一方、品質を重視してきた日本では、開発から製品の生産まで自社で一貫して行う垂直統合型―のこだわりがまだまだあるようです。とくに海外の企業に製造を任せるということは非常に抵抗があるようです。しかし、家電大手の赤字決算を見る限りでは、何でも自分でやろうとした「自前主義」へのこだわりが、大きな負担になっているとしか思えないのです。現実にはORMやODMで極端に品質が劣り、それによって消費者に敬遠されているということはありません。それどころか余計なコストが削減できて、低価格で提供できることで、むしろ消費者から大きな支持を受けていることの方が多いのです。当然のことですが、自社で生産設備を持てばお金がかかります。多種多様のニーズがあるグローバルな市場を相手にする場合は、細部にわたって行わなければならないマーケティング調査だけでも大変な負担になります。ところが製品の生産を外部に任せれば、設備投資はほとんど必要ありません。さらにODMのような形で経験ある製造業者の考えを取り込みながら製品作りを行えば、自分たちにとって未知である市場にも対応がしやすくなります。さらに汎用部品の調達なども数の問題で圧倒的に安くなります。もちろん水平分業型にはデメリットもあります。やはり、自分たちが定めた品質の基準が厳密には維持しにくいのです。いつでも誰でもどこでも同じものが作れる現代のものづくりの勝負は、「と゜のようにつくるのか」ではなく、「どのようなものをつくるか」で決まります。これが日本の製造業にまだまだ欠けがちな発想です。現在ものづくりで世界を席巻している企業は、どこも「つくり」ではなく「もの」を重視しています。製品に使われている要素技術には、誰にもマネできない目新しいものはほとんどありません。いわば既存の技術の組み合わせによって消費者に支持されるものをつくっているのです。

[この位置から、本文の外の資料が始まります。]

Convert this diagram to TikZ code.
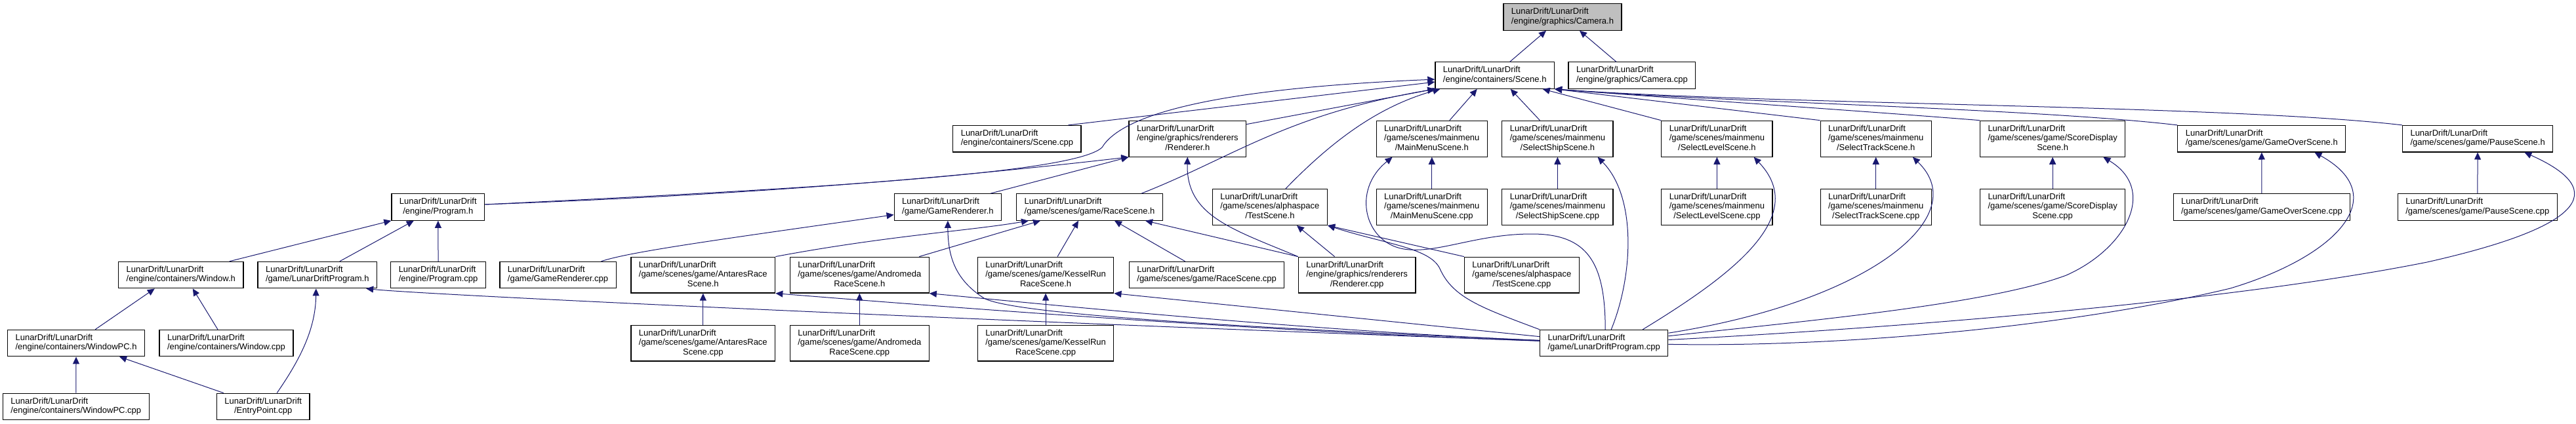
\documentclass[tikz,border=0pt]{standalone}
\usepackage{fontspec}
\setmainfont{Liberation Sans}
\usetikzlibrary{arrows.meta}
\definecolor{MidnightBlue}{HTML}{191970}
\tikzset{file/.style = {draw, fill=white, line width=0.6pt, inner xsep=6pt,
                        inner ysep=2.85pt, font=\fontsize{6.5}{7.25}\selectfont}}
\tikzset{incl/.style = {draw=MidnightBlue, line width=0.5pt,
                        -{Triangle[length=5.5pt,width=5pt]}}}
\newcommand{\ldf}[1]{\begin{tabular}{@{}c@{}}\multicolumn{1}{@{}l@{}}{LunarDrift/LunarDrift}\\#1\end{tabular}}

\begin{document}
\begin{tikzpicture}[x=0.5pt,y=-0.5pt]
    \fill[white] (0,0) rectangle (3927,647);
    \useasboundingbox (0,0) rectangle (3927,647);
    % files
    \node[file, fill=gray!50] (camerah) at (2382,26) {\ldf{/engine/graphics/Camera.h}};
    \node[file] (sceneh) at (2278.7,115.1) {\ldf{/engine/containers/Scene.h}};
    \node[file] (cameracpp) at (2487.9,115.1) {\ldf{/engine/graphics/Camera.cpp}};
    \node[file] (scenecpp) at (1550.4,211.7) {\ldf{/engine/containers/Scene.cpp}};
    \node[file] (rendererh) at (1810.3,211.7) {\ldf{/engine/graphics/renderers\\/Renderer.h}};
    \node[file] (mainmenuh) at (2182.8,211.7) {\ldf{/game/scenes/mainmenu\\/MainMenuScene.h}};
    \node[file] (selshiph) at (2374.4,211.7) {\ldf{/game/scenes/mainmenu\\/SelectShipScene.h}};
    \node[file] (sellevelh) at (2617.4,211.7) {\ldf{/game/scenes/mainmenu\\/SelectLevelScene.h}};
    \node[file] (seltrackh) at (2859.7,211.7) {\ldf{/game/scenes/mainmenu\\/SelectTrackScene.h}};
    \node[file] (scoreh) at (3129.1,211.7) {\ldf{/game/scenes/game/ScoreDisplay\\Scene.h}};
    \node[file] (gameoverh) at (3447.8,211.7) {\ldf{/game/scenes/game/GameOverScene.h}};
    \node[file] (pauseh) at (3777.1,211.7) {\ldf{/game/scenes/game/PauseScene.h}};
    \node[file] (programh) at (667.8,316) {\ldf{/engine/Program.h}};
    \node[file] (gamerendh) at (1444.9,316) {\ldf{/game/GameRenderer.h}};
    \node[file] (racesceneh) at (1661,316) {\ldf{/game/scenes/game/RaceScene.h}};
    \node[file] (testsceneh) at (1935.9,316) {\ldf{/game/scenes/alphaspace\\/TestScene.h}};
    \node[file] (mainmenucpp) at (2182.8,316) {\ldf{/game/scenes/mainmenu\\/MainMenuScene.cpp}};
    \node[file] (selshipcpp) at (2374.4,316) {\ldf{/game/scenes/mainmenu\\/SelectShipScene.cpp}};
    \node[file] (sellevelcpp) at (2617.4,316) {\ldf{/game/scenes/mainmenu\\/SelectLevelScene.cpp}};
    \node[file] (seltrackcpp) at (2859.7,316) {\ldf{/game/scenes/mainmenu\\/SelectTrackScene.cpp}};
    \node[file] (scorecpp) at (3129.1,316) {\ldf{/game/scenes/game/ScoreDisplay\\Scene.cpp}};
    \node[file] (gameovercpp) at (3447.9,316) {\ldf{/game/scenes/game/GameOverScene.cpp}};
    \node[file] (pausecpp) at (3776.8,316) {\ldf{/game/scenes/game/PauseScene.cpp}};
    \node[file] (windowh) at (275.8,419.6) {\ldf{/engine/containers/Window.h}};
    \node[file] (ldprogh) at (483.8,419.6) {\ldf{/game/LunarDriftProgram.h}};
    \node[file] (programcpp) at (668.1,419.6) {\ldf{/engine/Program.cpp}};
    \node[file] (gamerendcpp) at (850.5,419.6) {\ldf{/game/GameRenderer.cpp}};
    \node[file] (antaresh) at (1071.8,419.6) {\ldf{/game/scenes/game/AntaresRace\\Scene.h}};
    \node[file] (andromedah) at (1310.3,419.6) {\ldf{/game/scenes/game/Andromeda\\RaceScene.h}};
    \node[file] (kesselh) at (1594.1,419.6) {\ldf{/game/scenes/game/KesselRun\\RaceScene.h}};
    \node[file] (racescenecpp) at (1839.6,419.6) {\ldf{/game/scenes/game/RaceScene.cpp}};
    \node[file] (renderercpp) at (2068.6,419.6) {\ldf{/engine/graphics/renderers\\/Renderer.cpp}};
    \node[file] (testscenecpp) at (2319.9,419.6) {\ldf{/game/scenes/alphaspace\\/TestScene.cpp}};
    \node[file] (windowpch) at (116.1,523.6) {\ldf{/engine/containers/WindowPC.h}};
    \node[file] (windowcpp) at (345,523.6) {\ldf{/engine/containers/Window.cpp}};
    \node[file] (antarescpp) at (1071.8,523.6) {\ldf{/game/scenes/game/AntaresRace\\Scene.cpp}};
    \node[file] (andromedacpp) at (1310.3,523.6) {\ldf{/game/scenes/game/Andromeda\\RaceScene.cpp}};
    \node[file] (kesselcpp) at (1594.1,523.6) {\ldf{/game/scenes/game/KesselRun\\RaceScene.cpp}};
    \node[file] (ldprogcpp) at (2445.2,523.6) {\ldf{/game/LunarDriftProgram.cpp}};
    \node[file] (windowpccpp) at (115.8,620.4) {\ldf{/engine/containers/WindowPC.cpp}};
    \node[file] (entrypoint) at (401.2,620.4) {\ldf{/EntryPoint.cpp}};

    % Camera.h
    \draw[incl] ([xshift=11.5pt]sceneh.north) -- ([xshift=-12.5pt]camerah.south);
    \draw[incl] ([xshift=-12pt]cameracpp.north) -- ([xshift=13pt]camerah.south);

    % Scene.h
    \draw[incl] ([xshift=39pt]scenecpp.north) -- ([yshift=-5pt]sceneh.west);
    \draw[incl] ([yshift=2pt]programh.east) .. controls (1300,285) and (1640,262) .. (1680,225)
                .. controls (1710,175) and (1850,135) .. ([yshift=-3pt]sceneh.west);
    \draw[incl] ([yshift=-3pt]rendererh.north east) -- (sceneh.south west);
    \draw[incl] ([xshift=39.5pt]racesceneh.north) .. controls (1880,240) and (1960,175) .. (sceneh.south west);
    \draw[incl] ([xshift=12pt]testsceneh.north) .. controls (2040,205) and (2110,160) .. ([xshift=4pt]sceneh.south west);
    \draw[incl] ([xshift=13.5pt]mainmenuh.north) -- ([xshift=-13.5pt]sceneh.south);
    \draw[incl] ([xshift=-13.5pt]selshiph.north) -- ([xshift=12pt]sceneh.south);
    \draw[incl] (sellevelh.north west) -- ([xshift=36.5pt]sceneh.south);
    \draw[incl] (seltrackh.north west) -- (sceneh.south east);
    \draw[incl] (scoreh.north west) .. controls (2850,170) and (2550,150) .. (sceneh.south east);
    \draw[incl] (gameoverh.north west) .. controls (3100,165) and (2600,155) .. (sceneh.south east);
    \draw[incl] (pauseh.north west) .. controls (3400,160) and (2700,160) .. (sceneh.south east);

    % Renderer.h
    \draw[incl] ([yshift=2pt]programh.east) .. controls (1200,295) and (1500,265) .. (rendererh.south west);
    \draw[incl] ([xshift=32.5pt]gamerendh.north) -- (rendererh.south west);
    \draw[incl] (renderercpp.north west) .. controls (1880,350) and (1808,330) .. (rendererh.south);

    % Program.h
    \draw[incl] ([xshift=37pt]windowh.north) -- (programh.south west);
    \draw[incl] ([xshift=17pt]ldprogh.north) -- ([xshift=-18.5pt]programh.south);
    \draw[incl] (programcpp) -- (programh);

    % GameRenderer.h
    \draw[incl] ([xshift=33pt]gamerendcpp.north) .. controls (960,384) and (1100,365) .. (gamerendh);
    \draw[incl] (ldprogcpp) .. controls (1900,500) and (1545,480) .. (1500,455)
                .. controls (1455,426) and (1445,390) .. (gamerendh.south);

    % RaceScene.h
    \draw[incl] (antaresh.north east) .. controls (1350,360) and (1480,352) .. ([xshift=-46.5pt]racesceneh.south);
    \draw[incl] ([xshift=45.5pt]andromedah.north) -- ([xshift=-37.5pt]racesceneh.south);
    \draw[incl] ([xshift=9pt]kesselh.north) -- ([xshift=-8.5pt]racesceneh.south);
    \draw[incl] ([xshift=-16.5pt]racescenecpp.north) -- ([xshift=19pt]racesceneh.south);
    \draw[incl] (renderercpp.north west) -- ([xshift=42.5pt]racesceneh.south);

    % TestScene.h
    \draw[incl] ([xshift=-17pt]renderercpp.north) -- ([xshift=20.5pt]testsceneh.south);
    \draw[incl] (testscenecpp.north west) -- (testsceneh.south east);
    \draw[incl] (ldprogcpp.north west) .. controls (2260,470) and (2215,455) .. (2195,410)
                .. controls (2180,378) and (2110,372) .. (testsceneh.south east);

    % .cpp below its header
    \foreach \a/\b in {mainmenucpp/mainmenuh, selshipcpp/selshiph, sellevelcpp/sellevelh,
                       seltrackcpp/seltrackh, scorecpp/scoreh, gameovercpp/gameoverh,
                       pausecpp/pauseh, antarescpp/antaresh, andromedacpp/andromedah,
                       kesselcpp/kesselh, windowpccpp/windowpch} {
        \draw[incl] (\a) -- (\b);
    }

    % LunarDriftProgram.cpp
    \draw[incl] ([xshift=1pt]ldprogcpp.north) .. controls (2447,400) and (2420,357) .. (2335,357)
                .. controls (2250,357) and (2190,388) .. (2140,380)
                .. controls (2080,370) and (2060,290) .. ([xshift=12.5pt]mainmenuh.south west);
    \draw[incl] ([xshift=5.5pt]ldprogcpp.north) .. controls (2490,420) and (2495,300) .. ([xshift=-12pt]selshiph.south east);
    \draw[incl] ([xshift=29.5pt]ldprogcpp.north) .. controls (2640,420) and (2760,330) .. ([xshift=-14.5pt]sellevelh.south east);
    \draw[incl] (ldprogcpp) .. controls (2850,460) and (3010,330) .. ([xshift=-14.5pt]seltrackh.south east);
    \draw[incl] (ldprogcpp) .. controls (2750,490) and (3030,465) .. (3150,420)
                .. controls (3240,380) and (3290,290) .. ([xshift=-17pt]scoreh.south east);
    \draw[incl] (ldprogcpp) .. controls (2800,530) and (3150,500) .. (3400,440)
                .. controls (3560,392) and (3650,300) .. ([xshift=-24pt]gameoverh.south east);
    \draw[incl] (ldprogcpp) .. controls (2900,500) and (3400,460) .. (3700,400)
                .. controls (3900,355) and (4000,300) .. ([xshift=-22pt]pauseh.south east);
    \draw[incl] (ldprogcpp) .. controls (1500,490) and (650,450) .. ([xshift=-8.5pt]ldprogh.south east);
    \draw[incl] (ldprogcpp) .. controls (1900,505) and (1400,465) .. (antaresh.south east);
    \draw[incl] (ldprogcpp) .. controls (2000,505) and (1600,465) .. (andromedah.south east);
    \draw[incl] (ldprogcpp) -- (kesselh.south east);

    % Window and entry point
    \draw[incl] ([xshift=10.5pt]entrypoint.north) .. controls (460,545) and (481,500) .. ([xshift=-1pt]ldprogh.south);
    \draw[incl] ([xshift=14.5pt]windowpch.north) -- ([xshift=-20pt]windowh.south);
    \draw[incl] ([xshift=-6.5pt]windowcpp.north) -- ([xshift=9pt]windowh.south);
    \draw[incl] ([xshift=5.5pt]entrypoint.north west) -- ([xshift=33pt]windowpch.south);
\end{tikzpicture}
\end{document}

翻って日本のものづくりはどうでしょぅか。よそがマネすることができず、確実に需要がある技術を持っている企業は、確かに不況の中でも業績を落とすことがありません。その一方で、同じような製品をより上手につくる「つくり」にこだわっている企業は、軒並み業績を悪化させているのが実情です。そもそも技術にさほど詳しくない大多数の消費者の側から見ると、多少の技術の優劣など購入を決める時の大きな要素にはならないので、これは当然の結果といえます。